Zanaga’s (LON:ZIOC) cash resources and the funding commitment from Glencore Xstrata will be sufficient for the feasibility study on its huge iron ore project in Congo Brazaville, it said.
Glencore Xstrata's (LON:GLEN) obligation to fund the feasibility study is contained within the joint venture agreement originally signed with Xstrata.
Combined with its own US$40mln of cash, Zanaga said it does not currently foresee the need for any further funding until the feasibility study is completed.
Clifford Elphick, chairman, said significant progress had already been made over the past 18 months including a pre-feasibility study indicating Zanaga is one of the most attractive, undeveloped iron ore projects globally.
He added that the project’s mining exploration licences have been extended to August 2014 and the process of preparing the documentation needed to make application for the Exploitation Licences is “well underway.”

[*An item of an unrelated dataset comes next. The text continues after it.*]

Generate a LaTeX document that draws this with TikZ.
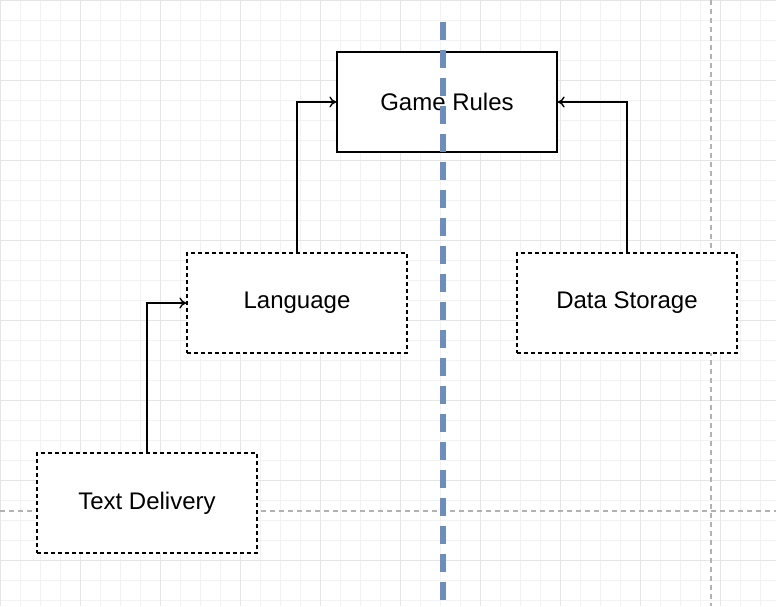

On iron prices, Elphick added that while the much touted "wall of supply" is now on the horizon as major mining companies look set to bring on significant volumes in 2014, the iron ore sector has a long history of underperformance in supply versus expectations.
“In addition, the majority of earnings for three of the four largest players come from iron ore, meaning incentives to delay projects are high.
“From a ZIOC [zinc, irone ore, copper] perspective, this reinforces the competitive advantage of the Zanaga Project as one of the potential lowest cost iron ore producers.”
Zanaga posted a loss of US$5.7mln (US$14.4mln) in 2012.